■ **Records from a collection**:

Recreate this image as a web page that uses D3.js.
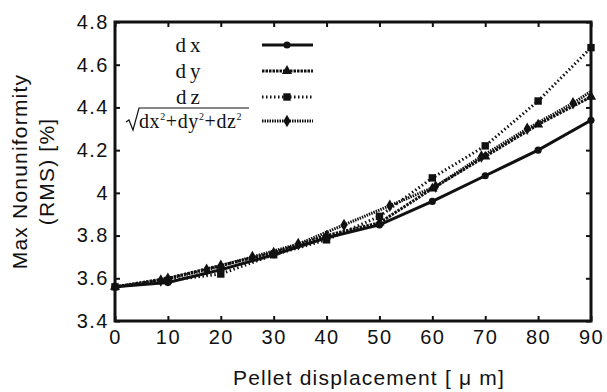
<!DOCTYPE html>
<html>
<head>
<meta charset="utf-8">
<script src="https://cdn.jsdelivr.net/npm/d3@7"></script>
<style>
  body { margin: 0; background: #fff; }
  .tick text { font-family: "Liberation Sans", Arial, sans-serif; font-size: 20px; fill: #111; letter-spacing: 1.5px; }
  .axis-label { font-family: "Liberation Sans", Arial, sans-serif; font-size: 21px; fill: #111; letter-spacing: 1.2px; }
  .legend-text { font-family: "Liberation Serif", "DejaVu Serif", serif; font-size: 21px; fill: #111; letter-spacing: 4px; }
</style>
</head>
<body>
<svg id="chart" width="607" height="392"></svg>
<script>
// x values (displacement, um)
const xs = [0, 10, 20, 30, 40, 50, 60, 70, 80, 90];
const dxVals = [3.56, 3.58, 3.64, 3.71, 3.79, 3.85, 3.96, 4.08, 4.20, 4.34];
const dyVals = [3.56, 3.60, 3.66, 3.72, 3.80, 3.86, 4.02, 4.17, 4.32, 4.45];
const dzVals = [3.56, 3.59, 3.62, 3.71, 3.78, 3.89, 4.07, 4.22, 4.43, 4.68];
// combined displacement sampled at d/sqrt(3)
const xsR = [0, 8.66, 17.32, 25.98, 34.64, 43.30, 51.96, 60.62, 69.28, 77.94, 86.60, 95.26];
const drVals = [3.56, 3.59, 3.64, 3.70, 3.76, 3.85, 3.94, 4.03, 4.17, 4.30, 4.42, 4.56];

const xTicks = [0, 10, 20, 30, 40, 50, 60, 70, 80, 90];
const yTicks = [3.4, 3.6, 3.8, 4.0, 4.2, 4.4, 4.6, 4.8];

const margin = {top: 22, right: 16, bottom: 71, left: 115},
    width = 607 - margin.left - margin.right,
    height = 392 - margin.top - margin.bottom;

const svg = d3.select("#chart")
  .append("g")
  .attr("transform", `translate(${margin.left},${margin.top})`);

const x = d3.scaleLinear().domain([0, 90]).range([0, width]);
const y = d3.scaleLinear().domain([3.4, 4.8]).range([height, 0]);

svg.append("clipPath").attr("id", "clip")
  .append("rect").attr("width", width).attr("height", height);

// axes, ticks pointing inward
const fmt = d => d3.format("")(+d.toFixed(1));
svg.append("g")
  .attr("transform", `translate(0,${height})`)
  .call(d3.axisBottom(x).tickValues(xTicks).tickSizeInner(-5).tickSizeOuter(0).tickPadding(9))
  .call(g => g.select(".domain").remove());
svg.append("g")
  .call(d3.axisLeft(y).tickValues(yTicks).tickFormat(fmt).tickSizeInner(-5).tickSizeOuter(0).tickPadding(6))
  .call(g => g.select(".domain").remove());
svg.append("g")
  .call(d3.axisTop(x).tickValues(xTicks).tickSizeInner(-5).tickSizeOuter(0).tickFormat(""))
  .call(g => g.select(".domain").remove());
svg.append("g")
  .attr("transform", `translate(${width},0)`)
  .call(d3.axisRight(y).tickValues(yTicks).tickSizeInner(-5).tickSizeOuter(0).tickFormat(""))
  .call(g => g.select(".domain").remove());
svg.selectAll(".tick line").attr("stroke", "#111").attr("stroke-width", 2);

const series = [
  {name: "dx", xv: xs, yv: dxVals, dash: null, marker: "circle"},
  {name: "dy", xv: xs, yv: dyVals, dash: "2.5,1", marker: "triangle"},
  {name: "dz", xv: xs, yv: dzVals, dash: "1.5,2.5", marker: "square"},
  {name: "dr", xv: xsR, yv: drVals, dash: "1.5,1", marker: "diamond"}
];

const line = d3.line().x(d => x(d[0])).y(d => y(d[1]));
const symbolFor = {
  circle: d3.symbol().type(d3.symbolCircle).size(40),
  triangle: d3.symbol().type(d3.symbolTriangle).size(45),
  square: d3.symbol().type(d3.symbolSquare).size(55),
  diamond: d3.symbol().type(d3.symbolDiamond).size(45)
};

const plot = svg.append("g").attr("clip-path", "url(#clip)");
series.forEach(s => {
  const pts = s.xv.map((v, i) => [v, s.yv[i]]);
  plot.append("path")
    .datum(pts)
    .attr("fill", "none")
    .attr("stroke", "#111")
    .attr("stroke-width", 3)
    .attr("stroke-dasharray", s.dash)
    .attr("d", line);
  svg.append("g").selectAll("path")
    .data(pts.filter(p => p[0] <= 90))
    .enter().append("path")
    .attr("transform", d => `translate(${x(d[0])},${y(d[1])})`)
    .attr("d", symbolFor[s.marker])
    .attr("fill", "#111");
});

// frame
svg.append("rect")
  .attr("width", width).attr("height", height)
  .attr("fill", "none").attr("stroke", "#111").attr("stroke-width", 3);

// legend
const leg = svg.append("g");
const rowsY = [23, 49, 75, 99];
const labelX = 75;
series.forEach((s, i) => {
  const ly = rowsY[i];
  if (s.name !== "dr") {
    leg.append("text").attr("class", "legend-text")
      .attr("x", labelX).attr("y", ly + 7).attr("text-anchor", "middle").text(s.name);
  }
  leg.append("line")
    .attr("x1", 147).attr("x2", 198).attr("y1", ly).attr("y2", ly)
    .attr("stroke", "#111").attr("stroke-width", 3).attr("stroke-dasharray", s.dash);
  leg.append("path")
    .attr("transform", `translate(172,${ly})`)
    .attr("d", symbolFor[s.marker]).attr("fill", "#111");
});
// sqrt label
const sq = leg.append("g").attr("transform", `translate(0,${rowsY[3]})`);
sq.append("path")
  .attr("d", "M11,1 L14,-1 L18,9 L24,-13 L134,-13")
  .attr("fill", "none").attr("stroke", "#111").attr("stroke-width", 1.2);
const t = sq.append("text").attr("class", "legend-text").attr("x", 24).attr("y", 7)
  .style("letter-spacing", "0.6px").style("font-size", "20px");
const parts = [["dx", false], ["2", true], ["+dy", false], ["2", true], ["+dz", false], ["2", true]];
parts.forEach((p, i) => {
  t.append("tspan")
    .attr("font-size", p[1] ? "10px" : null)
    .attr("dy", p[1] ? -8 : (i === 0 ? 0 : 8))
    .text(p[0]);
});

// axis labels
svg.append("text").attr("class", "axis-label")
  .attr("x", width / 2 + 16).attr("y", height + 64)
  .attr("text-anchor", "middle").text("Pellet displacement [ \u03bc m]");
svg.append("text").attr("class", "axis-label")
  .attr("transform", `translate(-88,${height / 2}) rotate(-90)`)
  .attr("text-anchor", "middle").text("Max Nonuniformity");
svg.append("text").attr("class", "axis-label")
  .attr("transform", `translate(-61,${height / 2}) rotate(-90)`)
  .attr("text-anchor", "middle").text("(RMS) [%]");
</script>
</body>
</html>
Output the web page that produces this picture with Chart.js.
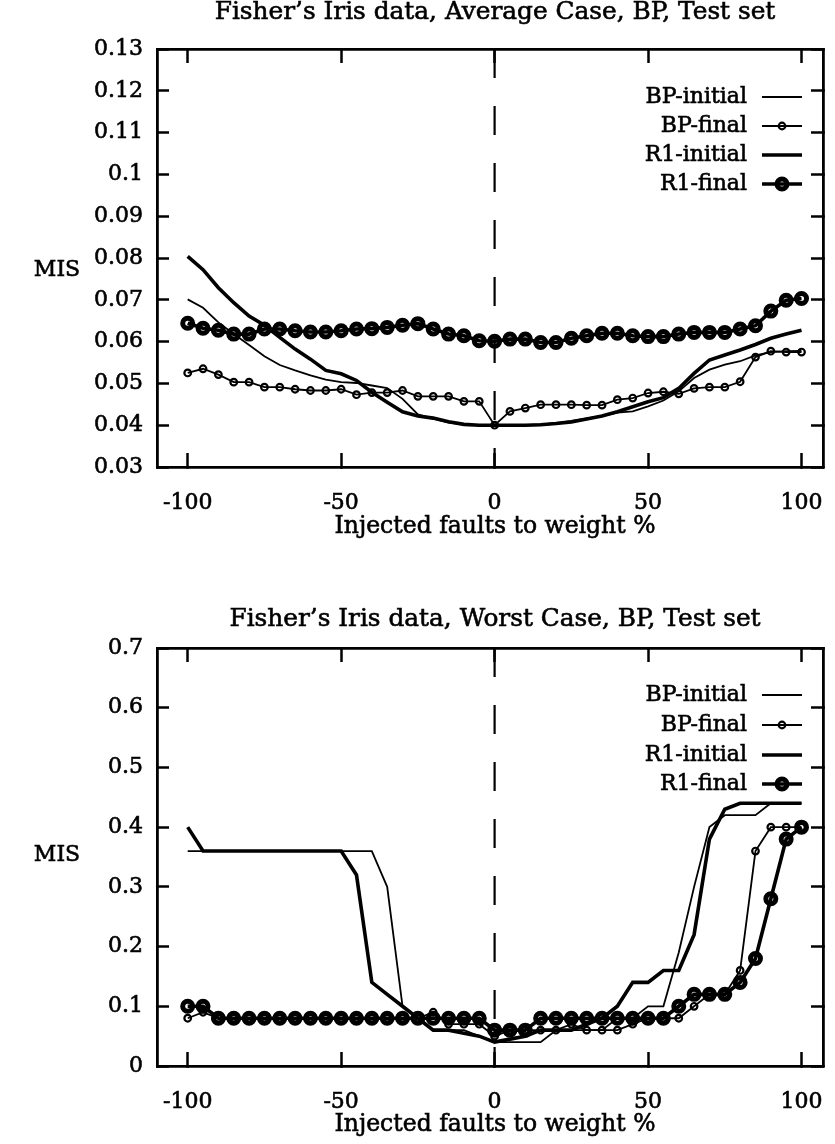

■ **To be done**:
The records above need to be given again exactly. Omit the pictures.

■ **Exercise response**:
Recreate this image as a web page that uses D3.js.
<!DOCTYPE html>
<html>
<head>
<meta charset="utf-8">
<script src="https://cdn.jsdelivr.net/npm/d3@7"></script>
<style>
  body { margin: 0; background: #fff; }
  .tick text { font-family: "Liberation Sans", Arial, sans-serif; font-size: 20px; fill: #111; letter-spacing: 1.5px; }
  .axis-label { font-family: "Liberation Sans", Arial, sans-serif; font-size: 21px; fill: #111; letter-spacing: 1.2px; }
  .legend-text { font-family: "Liberation Serif", "DejaVu Serif", serif; font-size: 21px; fill: #111; letter-spacing: 4px; }
</style>
</head>
<body>
<svg id="chart" width="607" height="392"></svg>
<script>
// x values (displacement, um)
const xs = [0, 10, 20, 30, 40, 50, 60, 70, 80, 90];
const dxVals = [3.56, 3.58, 3.64, 3.71, 3.79, 3.85, 3.96, 4.08, 4.20, 4.34];
const dyVals = [3.56, 3.60, 3.66, 3.72, 3.80, 3.86, 4.02, 4.17, 4.32, 4.45];
const dzVals = [3.56, 3.59, 3.62, 3.71, 3.78, 3.89, 4.07, 4.22, 4.43, 4.68];
// combined displacement sampled at d/sqrt(3)
const xsR = [0, 8.66, 17.32, 25.98, 34.64, 43.30, 51.96, 60.62, 69.28, 77.94, 86.60, 95.26];
const drVals = [3.56, 3.59, 3.64, 3.70, 3.76, 3.85, 3.94, 4.03, 4.17, 4.30, 4.42, 4.56];

const xTicks = [0, 10, 20, 30, 40, 50, 60, 70, 80, 90];
const yTicks = [3.4, 3.6, 3.8, 4.0, 4.2, 4.4, 4.6, 4.8];

const margin = {top: 22, right: 16, bottom: 71, left: 115},
    width = 607 - margin.left - margin.right,
    height = 392 - margin.top - margin.bottom;

const svg = d3.select("#chart")
  .append("g")
  .attr("transform", `translate(${margin.left},${margin.top})`);

const x = d3.scaleLinear().domain([0, 90]).range([0, width]);
const y = d3.scaleLinear().domain([3.4, 4.8]).range([height, 0]);

svg.append("clipPath").attr("id", "clip")
  .append("rect").attr("width", width).attr("height", height);

// axes, ticks pointing inward
const fmt = d => d3.format("")(+d.toFixed(1));
svg.append("g")
  .attr("transform", `translate(0,${height})`)
  .call(d3.axisBottom(x).tickValues(xTicks).tickSizeInner(-5).tickSizeOuter(0).tickPadding(9))
  .call(g => g.select(".domain").remove());
svg.append("g")
  .call(d3.axisLeft(y).tickValues(yTicks).tickFormat(fmt).tickSizeInner(-5).tickSizeOuter(0).tickPadding(6))
  .call(g => g.select(".domain").remove());
svg.append("g")
  .call(d3.axisTop(x).tickValues(xTicks).tickSizeInner(-5).tickSizeOuter(0).tickFormat(""))
  .call(g => g.select(".domain").remove());
svg.append("g")
  .attr("transform", `translate(${width},0)`)
  .call(d3.axisRight(y).tickValues(yTicks).tickSizeInner(-5).tickSizeOuter(0).tickFormat(""))
  .call(g => g.select(".domain").remove());
svg.selectAll(".tick line").attr("stroke", "#111").attr("stroke-width", 2);

const series = [
  {name: "dx", xv: xs, yv: dxVals, dash: null, marker: "circle"},
  {name: "dy", xv: xs, yv: dyVals, dash: "2.5,1", marker: "triangle"},
  {name: "dz", xv: xs, yv: dzVals, dash: "1.5,2.5", marker: "square"},
  {name: "dr", xv: xsR, yv: drVals, dash: "1.5,1", marker: "diamond"}
];

const line = d3.line().x(d => x(d[0])).y(d => y(d[1]));
const symbolFor = {
  circle: d3.symbol().type(d3.symbolCircle).size(40),
  triangle: d3.symbol().type(d3.symbolTriangle).size(45),
  square: d3.symbol().type(d3.symbolSquare).size(55),
  diamond: d3.symbol().type(d3.symbolDiamond).size(45)
};

const plot = svg.append("g").attr("clip-path", "url(#clip)");
series.forEach(s => {
  const pts = s.xv.map((v, i) => [v, s.yv[i]]);
  plot.append("path")
    .datum(pts)
    .attr("fill", "none")
    .attr("stroke", "#111")
    .attr("stroke-width", 3)
    .attr("stroke-dasharray", s.dash)
    .attr("d", line);
  svg.append("g").selectAll("path")
    .data(pts.filter(p => p[0] <= 90))
    .enter().append("path")
    .attr("transform", d => `translate(${x(d[0])},${y(d[1])})`)
    .attr("d", symbolFor[s.marker])
    .attr("fill", "#111");
});

// frame
svg.append("rect")
  .attr("width", width).attr("height", height)
  .attr("fill", "none").attr("stroke", "#111").attr("stroke-width", 3);

// legend
const leg = svg.append("g");
const rowsY = [23, 49, 75, 99];
const labelX = 75;
series.forEach((s, i) => {
  const ly = rowsY[i];
  if (s.name !== "dr") {
    leg.append("text").attr("class", "legend-text")
      .attr("x", labelX).attr("y", ly + 7).attr("text-anchor", "middle").text(s.name);
  }
  leg.append("line")
    .attr("x1", 147).attr("x2", 198).attr("y1", ly).attr("y2", ly)
    .attr("stroke", "#111").attr("stroke-width", 3).attr("stroke-dasharray", s.dash);
  leg.append("path")
    .attr("transform", `translate(172,${ly})`)
    .attr("d", symbolFor[s.marker]).attr("fill", "#111");
});
// sqrt label
const sq = leg.append("g").attr("transform", `translate(0,${rowsY[3]})`);
sq.append("path")
  .attr("d", "M11,1 L14,-1 L18,9 L24,-13 L134,-13")
  .attr("fill", "none").attr("stroke", "#111").attr("stroke-width", 1.2);
const t = sq.append("text").attr("class", "legend-text").attr("x", 24).attr("y", 7)
  .style("letter-spacing", "0.6px").style("font-size", "20px");
const parts = [["dx", false], ["2", true], ["+dy", false], ["2", true], ["+dz", false], ["2", true]];
parts.forEach((p, i) => {
  t.append("tspan")
    .attr("font-size", p[1] ? "10px" : null)
    .attr("dy", p[1] ? -8 : (i === 0 ? 0 : 8))
    .text(p[0]);
});

// axis labels
svg.append("text").attr("class", "axis-label")
  .attr("x", width / 2 + 16).attr("y", height + 64)
  .attr("text-anchor", "middle").text("Pellet displacement [ \u03bc m]");
svg.append("text").attr("class", "axis-label")
  .attr("transform", `translate(-88,${height / 2}) rotate(-90)`)
  .attr("text-anchor", "middle").text("Max Nonuniformity");
svg.append("text").attr("class", "axis-label")
  .attr("transform", `translate(-61,${height / 2}) rotate(-90)`)
  .attr("text-anchor", "middle").text("(RMS) [%]");
</script>
</body>
</html>
Output the web page that produces this picture with Chart.js.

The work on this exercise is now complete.